As time passed, Fauna did not darken as expected and Jimmie never believed that she was what was then called “mulatto”. Fauna, on the other hand, never
doubted her documented racially mixed background and was determined to do what she could to fit into the only culture she knew. Growing up in a time when Civil Rights Legislation was merely background noise, she confronted racism from the white people she encountered for living with “Negroes” while at the same time experiencing distrust and contempt from the people in each of the black neighborhoods in which she resided with Jimmie Lee.
Jimmie Lee began a relationship with Homer Faison when Fauna was only about 3 or 4 years old. He worked at the Esquire Barbershop as a shoeshine man and they continued to raise
Fauna as her own, protecting her from harm, feeding, clothing and nourishing her until Fauna married at the age of 16 when she delivered her first daughter, Yvette. During these most important early years, Jimmie Lee knew that there was something special about her ward and provided only an occasional glimpse about her real mother, Tamar. When Fauna decided the time was right, she pursued her real mother to find out the true identity of her birth and why she was given away in the first place.

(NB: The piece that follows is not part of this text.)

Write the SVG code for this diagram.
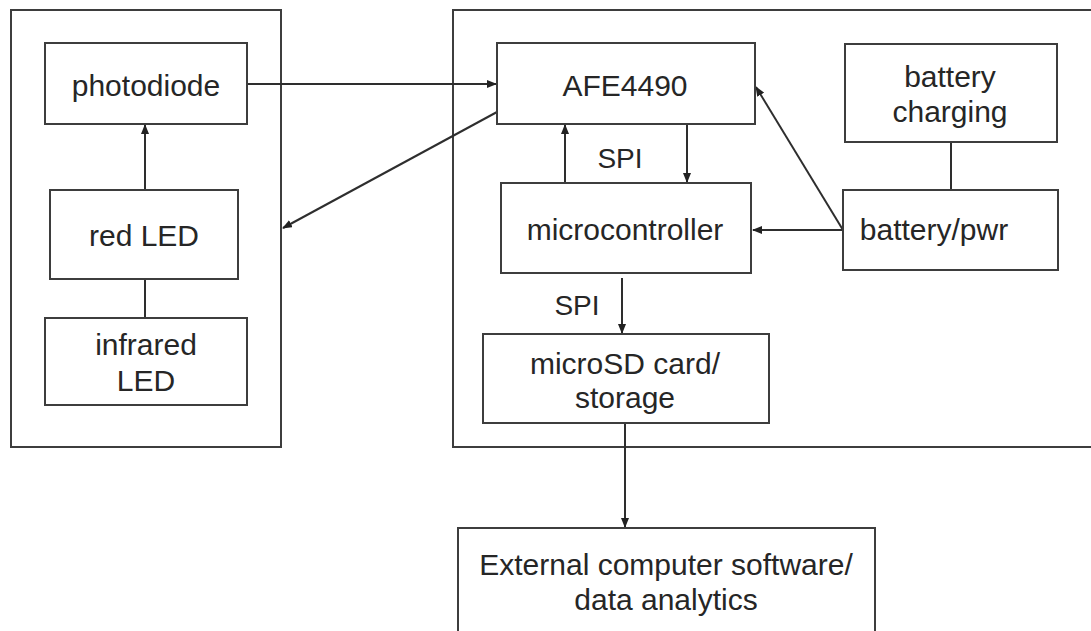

Throughout this difficult search, the relationship between Jimmie Lee and Fauna maintained its bond and in fact, grew stronger. After meeting Tamar for the first time, she knew that it was important to not give up Jimmie Lee as her “mother” and for the rest of Jimmie’s life, Fauna took special care to keep Jimmie Lee as close as possible.
Jimmie Lee was known for her strong personality and unusual care-giving skills. Her relationship with Homer Faison lasted until his death. For Fauna, he was the only father she ever knew.
Since Jimmie Lee’s death, Fauna has maintained her memory by telling a story that covers two decades of strife, heartache, comedy, omissions and mistakes, incest and murder, intrigue and bizarre behavior; but always with the purpose of overcoming the color barrier that she lived with from the day she was born.